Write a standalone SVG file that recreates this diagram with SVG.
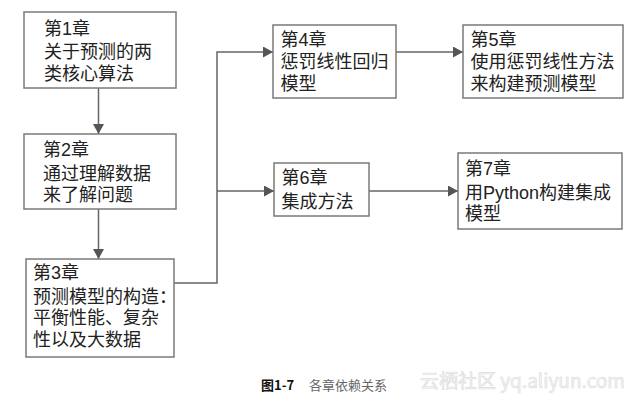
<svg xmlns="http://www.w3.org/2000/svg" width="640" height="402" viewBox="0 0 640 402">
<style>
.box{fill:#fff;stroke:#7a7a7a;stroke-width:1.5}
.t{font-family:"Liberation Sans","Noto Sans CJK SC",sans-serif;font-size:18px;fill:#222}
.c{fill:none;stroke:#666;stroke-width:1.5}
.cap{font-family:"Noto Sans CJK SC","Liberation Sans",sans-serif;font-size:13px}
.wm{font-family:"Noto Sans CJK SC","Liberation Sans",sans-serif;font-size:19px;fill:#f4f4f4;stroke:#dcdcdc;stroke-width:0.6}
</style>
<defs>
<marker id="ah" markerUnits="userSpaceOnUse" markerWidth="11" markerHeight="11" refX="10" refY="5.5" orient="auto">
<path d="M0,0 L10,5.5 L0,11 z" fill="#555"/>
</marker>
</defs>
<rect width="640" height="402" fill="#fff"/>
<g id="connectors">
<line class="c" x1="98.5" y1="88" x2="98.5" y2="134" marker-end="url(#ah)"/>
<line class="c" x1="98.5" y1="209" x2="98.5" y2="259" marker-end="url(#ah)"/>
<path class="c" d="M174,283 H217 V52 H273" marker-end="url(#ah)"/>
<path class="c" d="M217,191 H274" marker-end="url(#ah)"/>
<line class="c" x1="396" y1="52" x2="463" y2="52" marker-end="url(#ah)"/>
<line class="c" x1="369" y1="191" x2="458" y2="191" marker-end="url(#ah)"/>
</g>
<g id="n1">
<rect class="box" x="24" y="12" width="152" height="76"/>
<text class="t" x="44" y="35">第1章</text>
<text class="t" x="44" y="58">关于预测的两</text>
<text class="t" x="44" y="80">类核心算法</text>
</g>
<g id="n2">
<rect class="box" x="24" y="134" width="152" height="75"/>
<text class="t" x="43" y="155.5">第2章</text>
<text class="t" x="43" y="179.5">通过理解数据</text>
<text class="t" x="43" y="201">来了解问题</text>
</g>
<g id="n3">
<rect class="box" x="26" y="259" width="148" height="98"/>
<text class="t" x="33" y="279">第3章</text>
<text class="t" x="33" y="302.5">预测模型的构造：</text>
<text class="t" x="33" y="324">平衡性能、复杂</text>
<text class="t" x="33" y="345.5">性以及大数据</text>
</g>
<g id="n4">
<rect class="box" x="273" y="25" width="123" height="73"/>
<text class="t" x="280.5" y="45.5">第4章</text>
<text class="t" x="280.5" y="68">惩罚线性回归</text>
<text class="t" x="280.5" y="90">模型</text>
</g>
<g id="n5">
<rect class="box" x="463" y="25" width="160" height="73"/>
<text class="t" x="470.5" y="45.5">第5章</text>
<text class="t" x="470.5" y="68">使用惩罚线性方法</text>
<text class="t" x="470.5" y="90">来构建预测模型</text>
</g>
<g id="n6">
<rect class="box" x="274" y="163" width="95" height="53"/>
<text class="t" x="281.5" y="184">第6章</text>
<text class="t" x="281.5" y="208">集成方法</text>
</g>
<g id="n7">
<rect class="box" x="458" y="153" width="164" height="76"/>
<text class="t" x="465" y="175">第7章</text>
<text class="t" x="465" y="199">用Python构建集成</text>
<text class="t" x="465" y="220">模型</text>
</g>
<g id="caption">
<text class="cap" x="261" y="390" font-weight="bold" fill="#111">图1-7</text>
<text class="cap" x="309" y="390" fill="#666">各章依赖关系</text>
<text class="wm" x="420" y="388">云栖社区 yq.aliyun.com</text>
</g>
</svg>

» **YOUR OBJECTIVE**:
Every line of the data above should be quoted exactly. Omit the pictures.

» **ANSWER**:
Write a standalone SVG file that recreates this diagram with SVG.
<svg xmlns="http://www.w3.org/2000/svg" width="640" height="402" viewBox="0 0 640 402">
<style>
.box{fill:#fff;stroke:#7a7a7a;stroke-width:1.5}
.t{font-family:"Liberation Sans","Noto Sans CJK SC",sans-serif;font-size:18px;fill:#222}
.c{fill:none;stroke:#666;stroke-width:1.5}
.cap{font-family:"Noto Sans CJK SC","Liberation Sans",sans-serif;font-size:13px}
.wm{font-family:"Noto Sans CJK SC","Liberation Sans",sans-serif;font-size:19px;fill:#f4f4f4;stroke:#dcdcdc;stroke-width:0.6}
</style>
<defs>
<marker id="ah" markerUnits="userSpaceOnUse" markerWidth="11" markerHeight="11" refX="10" refY="5.5" orient="auto">
<path d="M0,0 L10,5.5 L0,11 z" fill="#555"/>
</marker>
</defs>
<rect width="640" height="402" fill="#fff"/>
<g id="connectors">
<line class="c" x1="98.5" y1="88" x2="98.5" y2="134" marker-end="url(#ah)"/>
<line class="c" x1="98.5" y1="209" x2="98.5" y2="259" marker-end="url(#ah)"/>
<path class="c" d="M174,283 H217 V52 H273" marker-end="url(#ah)"/>
<path class="c" d="M217,191 H274" marker-end="url(#ah)"/>
<line class="c" x1="396" y1="52" x2="463" y2="52" marker-end="url(#ah)"/>
<line class="c" x1="369" y1="191" x2="458" y2="191" marker-end="url(#ah)"/>
</g>
<g id="n1">
<rect class="box" x="24" y="12" width="152" height="76"/>
<text class="t" x="44" y="35">第1章</text>
<text class="t" x="44" y="58">关于预测的两</text>
<text class="t" x="44" y="80">类核心算法</text>
</g>
<g id="n2">
<rect class="box" x="24" y="134" width="152" height="75"/>
<text class="t" x="43" y="155.5">第2章</text>
<text class="t" x="43" y="179.5">通过理解数据</text>
<text class="t" x="43" y="201">来了解问题</text>
</g>
<g id="n3">
<rect class="box" x="26" y="259" width="148" height="98"/>
<text class="t" x="33" y="279">第3章</text>
<text class="t" x="33" y="302.5">预测模型的构造：</text>
<text class="t" x="33" y="324">平衡性能、复杂</text>
<text class="t" x="33" y="345.5">性以及大数据</text>
</g>
<g id="n4">
<rect class="box" x="273" y="25" width="123" height="73"/>
<text class="t" x="280.5" y="45.5">第4章</text>
<text class="t" x="280.5" y="68">惩罚线性回归</text>
<text class="t" x="280.5" y="90">模型</text>
</g>
<g id="n5">
<rect class="box" x="463" y="25" width="160" height="73"/>
<text class="t" x="470.5" y="45.5">第5章</text>
<text class="t" x="470.5" y="68">使用惩罚线性方法</text>
<text class="t" x="470.5" y="90">来构建预测模型</text>
</g>
<g id="n6">
<rect class="box" x="274" y="163" width="95" height="53"/>
<text class="t" x="281.5" y="184">第6章</text>
<text class="t" x="281.5" y="208">集成方法</text>
</g>
<g id="n7">
<rect class="box" x="458" y="153" width="164" height="76"/>
<text class="t" x="465" y="175">第7章</text>
<text class="t" x="465" y="199">用Python构建集成</text>
<text class="t" x="465" y="220">模型</text>
</g>
<g id="caption">
<text class="cap" x="261" y="390" font-weight="bold" fill="#111">图1-7</text>
<text class="cap" x="309" y="390" fill="#666">各章依赖关系</text>
<text class="wm" x="420" y="388">云栖社区 yq.aliyun.com</text>
</g>
</svg>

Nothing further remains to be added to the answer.